Вторым важным результатом окончания холодной войны стало окончательное утверждение в США «интеллектуального» (именно в кавычках) преимущества крайне консервативного экспертного, академического и даже просто бюрократического сообщества, которое не только поверило в силу своего интеллектуального анализа, но достаточно активно стало теснить другие международные и национальные интеллектуальные центры. Как результат, именно они стали главным источником советов и рекомендаций для администрации президента Джорджа Буша-младшего. Под общим флагом «неоконов» они предложили широкую и агрессивную программу «продвижения демократии в мире», которая неожиданно даже для меня нашла многочисленных сторонников в рядах американских демократов и либералов. Многие простые американцы, которые до этого не задумывались о роли своей страны в мире и об отношении к ней людей в других странах, стали более активно вникать в мировую политику, защищать позиции своей страны, сидя у себя в гостиных на диванах, попивая пиво в местных барах или поджаривая барбекю на своих задних двориках. Стали на время этакими диванными проводниками демократии по всему миру.

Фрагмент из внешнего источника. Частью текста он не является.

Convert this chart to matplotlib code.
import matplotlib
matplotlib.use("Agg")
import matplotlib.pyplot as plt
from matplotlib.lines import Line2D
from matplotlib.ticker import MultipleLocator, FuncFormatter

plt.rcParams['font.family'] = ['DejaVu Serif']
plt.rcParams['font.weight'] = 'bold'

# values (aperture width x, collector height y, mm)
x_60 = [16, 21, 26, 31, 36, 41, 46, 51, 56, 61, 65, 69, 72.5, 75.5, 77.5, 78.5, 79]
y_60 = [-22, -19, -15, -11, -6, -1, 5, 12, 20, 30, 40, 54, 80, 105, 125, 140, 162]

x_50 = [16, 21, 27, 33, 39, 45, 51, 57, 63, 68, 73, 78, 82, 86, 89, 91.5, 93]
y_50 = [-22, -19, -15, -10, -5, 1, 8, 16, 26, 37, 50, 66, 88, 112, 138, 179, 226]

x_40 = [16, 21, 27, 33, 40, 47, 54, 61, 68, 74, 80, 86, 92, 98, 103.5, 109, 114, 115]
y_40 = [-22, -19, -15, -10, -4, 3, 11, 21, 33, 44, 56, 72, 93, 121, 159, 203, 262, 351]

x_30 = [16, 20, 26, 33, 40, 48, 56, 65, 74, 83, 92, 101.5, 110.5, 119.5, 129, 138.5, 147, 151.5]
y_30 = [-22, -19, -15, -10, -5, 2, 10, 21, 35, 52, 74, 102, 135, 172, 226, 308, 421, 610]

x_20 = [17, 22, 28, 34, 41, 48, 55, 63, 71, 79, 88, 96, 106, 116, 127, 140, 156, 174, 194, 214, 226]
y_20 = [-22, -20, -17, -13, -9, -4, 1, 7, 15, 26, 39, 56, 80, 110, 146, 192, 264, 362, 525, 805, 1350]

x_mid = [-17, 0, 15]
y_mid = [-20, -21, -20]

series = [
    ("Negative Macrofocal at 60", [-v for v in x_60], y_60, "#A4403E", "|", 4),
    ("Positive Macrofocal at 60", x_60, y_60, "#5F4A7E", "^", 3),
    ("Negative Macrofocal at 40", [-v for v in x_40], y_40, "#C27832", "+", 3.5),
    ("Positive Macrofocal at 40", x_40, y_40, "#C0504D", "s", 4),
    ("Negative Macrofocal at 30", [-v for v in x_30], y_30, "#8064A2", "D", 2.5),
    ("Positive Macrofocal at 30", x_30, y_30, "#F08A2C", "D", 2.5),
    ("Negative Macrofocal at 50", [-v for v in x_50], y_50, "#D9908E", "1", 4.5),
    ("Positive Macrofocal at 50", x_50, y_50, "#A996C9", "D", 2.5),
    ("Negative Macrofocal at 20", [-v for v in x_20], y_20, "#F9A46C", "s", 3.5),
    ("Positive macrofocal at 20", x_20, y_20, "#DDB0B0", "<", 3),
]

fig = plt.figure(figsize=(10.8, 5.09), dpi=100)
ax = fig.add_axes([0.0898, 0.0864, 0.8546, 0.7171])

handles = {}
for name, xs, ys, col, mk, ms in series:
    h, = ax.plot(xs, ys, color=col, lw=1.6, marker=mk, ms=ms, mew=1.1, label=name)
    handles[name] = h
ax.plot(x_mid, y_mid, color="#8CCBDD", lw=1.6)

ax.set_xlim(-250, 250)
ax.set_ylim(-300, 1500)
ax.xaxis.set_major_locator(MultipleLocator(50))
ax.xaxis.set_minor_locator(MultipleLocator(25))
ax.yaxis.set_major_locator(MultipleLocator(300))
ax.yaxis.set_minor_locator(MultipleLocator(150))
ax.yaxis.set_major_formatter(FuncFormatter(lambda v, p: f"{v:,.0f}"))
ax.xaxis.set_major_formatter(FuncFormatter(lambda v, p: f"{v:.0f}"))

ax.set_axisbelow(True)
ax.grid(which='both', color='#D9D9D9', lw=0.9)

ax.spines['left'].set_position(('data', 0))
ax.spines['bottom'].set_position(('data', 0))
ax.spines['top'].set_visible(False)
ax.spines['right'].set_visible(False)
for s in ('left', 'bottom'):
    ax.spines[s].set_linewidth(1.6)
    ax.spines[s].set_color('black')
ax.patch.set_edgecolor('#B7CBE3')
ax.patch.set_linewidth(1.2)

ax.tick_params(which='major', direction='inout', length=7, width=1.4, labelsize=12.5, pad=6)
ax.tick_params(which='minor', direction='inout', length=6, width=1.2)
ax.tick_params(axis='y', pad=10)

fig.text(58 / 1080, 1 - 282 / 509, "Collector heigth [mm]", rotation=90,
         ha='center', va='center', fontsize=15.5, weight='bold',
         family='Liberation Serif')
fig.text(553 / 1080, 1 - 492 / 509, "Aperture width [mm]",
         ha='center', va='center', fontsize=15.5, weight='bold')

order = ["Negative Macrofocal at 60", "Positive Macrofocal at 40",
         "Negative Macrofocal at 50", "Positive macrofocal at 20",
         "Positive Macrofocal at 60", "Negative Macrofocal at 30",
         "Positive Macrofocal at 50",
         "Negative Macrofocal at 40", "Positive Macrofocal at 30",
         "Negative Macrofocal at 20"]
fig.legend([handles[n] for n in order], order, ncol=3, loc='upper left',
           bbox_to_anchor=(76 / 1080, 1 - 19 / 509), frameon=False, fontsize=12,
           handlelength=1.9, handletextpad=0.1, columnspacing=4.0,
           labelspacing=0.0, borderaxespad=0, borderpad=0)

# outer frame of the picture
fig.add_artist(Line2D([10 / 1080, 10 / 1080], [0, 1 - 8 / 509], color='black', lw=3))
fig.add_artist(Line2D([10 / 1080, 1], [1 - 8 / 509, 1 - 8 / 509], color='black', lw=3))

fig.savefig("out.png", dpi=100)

Хотя такая «внешнеполитическая направленность» американского общественного мнения длилась не очень долго, она сумела оказать определенное влияние на умонастроения всего американского мейнстрима. Американская система ценностей, во внешней части которой стояла старая идея мессианства, идея Америки как лидера, модели, примера, идеала и защитника всего «свободного мира» от международного коммунизма во главе с СССР, нашла, как казалось им, свое окончательное историческое подтверждение. К этому историческому опыту Америки легко добавлялись еще два фактора: демократические антикоммунистические революции 1990-х годов в Восточной Европе, приведшие к полной интеграции стран этого региона с Западом, а также безусловные успехи Японии, Германии и других стран, построивших демократии и свободные рынки в условиях нахождения там американских войск и многочисленных баз США. Иными словами, Америка сравнительно легко поверила в образ себя как «мирового добра», а образ американского солдата превратился в умах простых американцев в стереотип «политического модернизатора», «демократизатора» мира и «освободителя народов» от своих и чужих диктаторов в пользу американского военного присутствия. Этот стереотип побудил США к операции во Вьетнаме, а позже — в Ираке и Ливии. Если во Вьетнаме США действительно боролись с мировым коммунизмом, то во всех последующих значимых конфликтах противник был гораздо менее осязаем. Поэтому зачастую казалось, что США ввязываются в очередную военную операцию не просто с целью уничтожить своего врага, а, скорее, для того, чтобы укрепить свой имидж главного и единственного архитектора нового мира. В том числе и в своих собственных глазах.
Эта тенденция отнюдь не оборвалась с затуханием «арабской весны» и военными действиями в Сирии. Повторю: при всей своей короткой памяти, чем американцы хорошо известны в мире, они на самом деле всегда очень цепко и последовательно играют в долгую игру, в долгую стратегию в политике. Они могут — иногда очень болезненно и безнадежно — проиграть ту или иную внешнеполитическую битву, схватку за временное доминирование в том или ином регионе мира, но при этом всегда стараются выиграть всю «внешнеполитическую войну». Кто наблюдал матч по хоккею на льду с участием американских или канадских команд, поймут, что я имею в виду. Даже когда разрыв в счете не дает, казалось бы, никаких шансов на перелом в игре, а времени остается совсем мало, обе команды играют на пределе возможностей, как будто в матче установилась временная ничья. Азарт не снижается, силы никто не жалеет, о расслаблении нет и речи. И часто отстающая команда каким-то чудом выигрывает проигранный было матч или по крайней мере сводит его к ничьей.
Так американцы ведут себя и во внешней политике — с отступлениями, поражениями, обходными маневрами и прорывами, но двигаются и двигаются дальше и дальше, имея в виду конечную цель. Их не смущают временные поражения и не радуют временные победы, они упорны и очень хватки в своих намерениях, а их внешняя политика в гораздо меньшей степени связана с тем, кто именно занимает Белый дом. Во внешней политике США мне напоминают танк, который, извините за грубость, прет со своими национальными интересами, не принимая в расчет интересы тех, кого он подминает в этот момент под себя. С определенной точки зрения это очень эффективная внешняя политика.